Sunday, October 10, 2010
An effort to explore the both sides of a coin.......
I remember rushing out of Rajeev’s Apartment in anger but I still don’t remember why I was in such a mood.I was dead drunk trying to make my way to my PG at the dead of the night. I was so stoned that I could barely walk. Before I could realize I stumbled and tripped across the subway stairs. I don’t really recollect what happened next……
I was blinded by scorching white light when I first opened my eyes and it was then I first saw her. She was too plain to even be a nurse. Her hair was neatly tied and her face was pale. She was nowhere close to kind of girls I dated and there was this look in her eyes, a look of concern and that of anxiety which made me feel alive inspite of all the body pain which held me to the hospital bed. She used to come every day, bring me flowers and cards which she made herself. We talked about a lot of things apart from ourselves which is why I don’t even know her name. I longingly waited for her on the day of my release but she was nowhere to be seen. All I got was a note of her saying-“It was a pleasure knowing you. Keep safe and take good care of yourself.”…………….
All I knew was that I had never seen anything so beautiful. All I knew that he was in pain and needs immediate help. I remember begging for help in order to take him to the hospital. It was not before an hour and half when I finally succeeded in my endeavour. I came everyday to see him. I remember touching his wounds in anguish, I remember flinching in his sleep. His entire face was bruised but he still managed to look divine. Inspite of being in intense agony he was an epitome of hope in my lonely life. For an entire week I spend most of time sitting beside his hospital watching him go to sleep. I felt that if he was by my side nothing could ever go wrong.

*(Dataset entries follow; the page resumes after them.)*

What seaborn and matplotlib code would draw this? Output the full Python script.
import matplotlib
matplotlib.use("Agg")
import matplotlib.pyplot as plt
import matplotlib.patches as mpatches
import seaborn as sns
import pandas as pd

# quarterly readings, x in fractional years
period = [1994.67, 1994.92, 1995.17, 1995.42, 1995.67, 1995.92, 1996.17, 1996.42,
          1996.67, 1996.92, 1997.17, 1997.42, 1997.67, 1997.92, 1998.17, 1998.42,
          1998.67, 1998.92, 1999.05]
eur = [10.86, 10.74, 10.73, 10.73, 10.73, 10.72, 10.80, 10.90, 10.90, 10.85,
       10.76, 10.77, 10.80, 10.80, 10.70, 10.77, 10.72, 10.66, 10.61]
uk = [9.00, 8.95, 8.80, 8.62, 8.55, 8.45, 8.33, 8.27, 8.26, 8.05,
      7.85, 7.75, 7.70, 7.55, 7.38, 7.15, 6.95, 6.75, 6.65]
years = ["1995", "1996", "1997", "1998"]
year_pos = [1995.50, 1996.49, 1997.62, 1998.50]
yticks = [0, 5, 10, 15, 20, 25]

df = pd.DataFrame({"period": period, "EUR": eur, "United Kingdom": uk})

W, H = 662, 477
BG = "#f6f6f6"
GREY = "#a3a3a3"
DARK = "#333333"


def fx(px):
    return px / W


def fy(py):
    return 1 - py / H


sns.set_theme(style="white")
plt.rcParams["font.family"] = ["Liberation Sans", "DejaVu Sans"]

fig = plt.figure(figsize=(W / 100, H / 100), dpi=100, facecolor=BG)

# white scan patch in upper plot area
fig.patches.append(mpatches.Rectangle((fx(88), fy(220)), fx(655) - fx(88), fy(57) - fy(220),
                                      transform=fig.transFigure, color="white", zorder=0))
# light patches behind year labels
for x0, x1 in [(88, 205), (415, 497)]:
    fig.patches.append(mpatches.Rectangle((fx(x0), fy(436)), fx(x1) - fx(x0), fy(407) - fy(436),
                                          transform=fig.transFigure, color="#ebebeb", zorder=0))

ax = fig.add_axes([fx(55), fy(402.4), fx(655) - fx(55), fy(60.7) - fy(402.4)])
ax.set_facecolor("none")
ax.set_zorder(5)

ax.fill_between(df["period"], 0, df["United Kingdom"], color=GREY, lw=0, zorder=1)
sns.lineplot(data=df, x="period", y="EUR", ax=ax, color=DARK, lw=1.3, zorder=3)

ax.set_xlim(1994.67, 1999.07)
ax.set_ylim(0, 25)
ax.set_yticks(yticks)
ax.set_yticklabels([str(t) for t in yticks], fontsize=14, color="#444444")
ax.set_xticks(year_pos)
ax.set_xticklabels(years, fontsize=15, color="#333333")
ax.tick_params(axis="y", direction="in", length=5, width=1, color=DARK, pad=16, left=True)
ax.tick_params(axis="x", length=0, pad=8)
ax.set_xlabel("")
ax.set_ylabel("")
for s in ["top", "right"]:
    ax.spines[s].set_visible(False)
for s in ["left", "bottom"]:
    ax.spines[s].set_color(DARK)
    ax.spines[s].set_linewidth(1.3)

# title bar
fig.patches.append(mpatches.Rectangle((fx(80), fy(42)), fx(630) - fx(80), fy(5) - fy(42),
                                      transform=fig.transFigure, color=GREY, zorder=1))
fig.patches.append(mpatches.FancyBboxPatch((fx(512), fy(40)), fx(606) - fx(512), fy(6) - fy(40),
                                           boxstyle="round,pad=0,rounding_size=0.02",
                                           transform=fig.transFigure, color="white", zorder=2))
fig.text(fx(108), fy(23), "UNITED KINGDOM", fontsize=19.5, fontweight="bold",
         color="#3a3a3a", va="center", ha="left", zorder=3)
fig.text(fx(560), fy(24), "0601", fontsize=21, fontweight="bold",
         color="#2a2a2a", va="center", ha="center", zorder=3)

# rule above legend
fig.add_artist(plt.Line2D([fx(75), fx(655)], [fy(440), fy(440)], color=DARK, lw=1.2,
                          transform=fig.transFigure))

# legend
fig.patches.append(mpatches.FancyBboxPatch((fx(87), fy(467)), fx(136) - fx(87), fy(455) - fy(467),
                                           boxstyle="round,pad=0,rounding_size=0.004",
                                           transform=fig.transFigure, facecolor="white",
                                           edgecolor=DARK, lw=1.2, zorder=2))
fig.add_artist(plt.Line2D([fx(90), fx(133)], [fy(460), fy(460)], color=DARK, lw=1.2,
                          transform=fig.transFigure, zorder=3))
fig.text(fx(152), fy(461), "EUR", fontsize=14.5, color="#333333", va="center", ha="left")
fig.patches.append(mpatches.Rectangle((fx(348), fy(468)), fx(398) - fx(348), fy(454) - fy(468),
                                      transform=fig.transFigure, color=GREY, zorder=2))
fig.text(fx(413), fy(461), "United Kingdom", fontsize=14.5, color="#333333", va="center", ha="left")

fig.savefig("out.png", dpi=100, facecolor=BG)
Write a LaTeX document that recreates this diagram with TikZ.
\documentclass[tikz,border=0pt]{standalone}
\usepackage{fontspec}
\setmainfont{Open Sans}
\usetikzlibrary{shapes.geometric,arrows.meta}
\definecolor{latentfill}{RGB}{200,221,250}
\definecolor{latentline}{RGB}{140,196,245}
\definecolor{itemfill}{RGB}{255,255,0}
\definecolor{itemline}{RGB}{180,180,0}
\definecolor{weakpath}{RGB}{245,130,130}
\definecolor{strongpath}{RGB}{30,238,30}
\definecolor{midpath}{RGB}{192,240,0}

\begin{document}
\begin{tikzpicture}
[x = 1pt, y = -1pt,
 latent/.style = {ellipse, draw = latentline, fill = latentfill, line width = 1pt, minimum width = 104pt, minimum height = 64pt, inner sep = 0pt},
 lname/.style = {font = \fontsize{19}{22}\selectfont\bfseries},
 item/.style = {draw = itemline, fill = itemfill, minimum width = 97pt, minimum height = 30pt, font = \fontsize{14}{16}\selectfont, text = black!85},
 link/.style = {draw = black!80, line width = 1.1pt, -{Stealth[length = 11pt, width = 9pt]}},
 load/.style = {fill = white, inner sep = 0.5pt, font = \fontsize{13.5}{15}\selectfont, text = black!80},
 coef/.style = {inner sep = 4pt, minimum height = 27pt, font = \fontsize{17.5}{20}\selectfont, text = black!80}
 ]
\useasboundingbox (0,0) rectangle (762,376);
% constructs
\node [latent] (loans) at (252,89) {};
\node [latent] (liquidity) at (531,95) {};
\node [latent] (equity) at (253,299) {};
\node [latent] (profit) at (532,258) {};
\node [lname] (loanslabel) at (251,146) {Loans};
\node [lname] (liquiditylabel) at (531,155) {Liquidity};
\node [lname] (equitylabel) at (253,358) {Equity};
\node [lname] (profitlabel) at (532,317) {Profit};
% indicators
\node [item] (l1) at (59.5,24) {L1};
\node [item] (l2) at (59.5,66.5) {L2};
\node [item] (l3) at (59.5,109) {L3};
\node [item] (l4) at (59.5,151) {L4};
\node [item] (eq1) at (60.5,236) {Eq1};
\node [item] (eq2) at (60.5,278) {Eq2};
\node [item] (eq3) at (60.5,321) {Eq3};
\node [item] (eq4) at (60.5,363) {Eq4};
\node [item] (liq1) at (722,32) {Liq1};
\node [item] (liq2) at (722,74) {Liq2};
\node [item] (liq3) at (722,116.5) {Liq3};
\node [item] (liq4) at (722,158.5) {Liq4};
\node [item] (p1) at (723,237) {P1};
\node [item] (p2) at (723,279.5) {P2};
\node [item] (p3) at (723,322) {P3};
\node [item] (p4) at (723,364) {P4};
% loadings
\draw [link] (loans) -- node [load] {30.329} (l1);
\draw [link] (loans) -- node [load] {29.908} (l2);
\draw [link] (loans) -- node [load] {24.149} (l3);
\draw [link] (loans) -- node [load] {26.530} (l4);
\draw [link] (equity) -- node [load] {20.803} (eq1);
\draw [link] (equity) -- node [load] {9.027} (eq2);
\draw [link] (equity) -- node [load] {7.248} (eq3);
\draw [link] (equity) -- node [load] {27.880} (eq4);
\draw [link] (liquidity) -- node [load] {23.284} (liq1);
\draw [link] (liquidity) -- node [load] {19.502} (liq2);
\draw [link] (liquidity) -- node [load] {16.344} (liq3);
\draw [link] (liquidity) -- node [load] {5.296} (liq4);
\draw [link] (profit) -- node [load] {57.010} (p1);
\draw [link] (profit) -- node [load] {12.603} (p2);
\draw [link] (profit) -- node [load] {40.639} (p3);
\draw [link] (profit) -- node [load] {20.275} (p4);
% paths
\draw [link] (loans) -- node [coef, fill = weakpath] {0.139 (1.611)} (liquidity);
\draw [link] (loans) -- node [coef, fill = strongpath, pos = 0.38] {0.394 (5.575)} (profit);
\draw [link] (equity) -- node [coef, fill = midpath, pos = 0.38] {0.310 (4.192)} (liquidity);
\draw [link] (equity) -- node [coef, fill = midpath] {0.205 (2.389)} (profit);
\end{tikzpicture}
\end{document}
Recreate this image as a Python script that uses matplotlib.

It was not before the day of his release that reality struck me. I was not some college cheerleader or the daughter of a millionaire….I was not even the kind of girl, a guy would introduce to his friends. I was just plain and reserved and nothing changes that…Not even the prospect of new found love. I knew that I was not strong enough to stand against a heartbreak….I knew that I could never curb anyone’s existence just because I could not get used to changes.
And so I left. His image comes back to me off and on to make me realize that love is not always about a lifetime of togetherness but about certain moments. Moments which keep you alive, moments which tell you to never give up on love come what may……I still hope that I will get to see him someday but then again the course of love never did run smooth, and never will.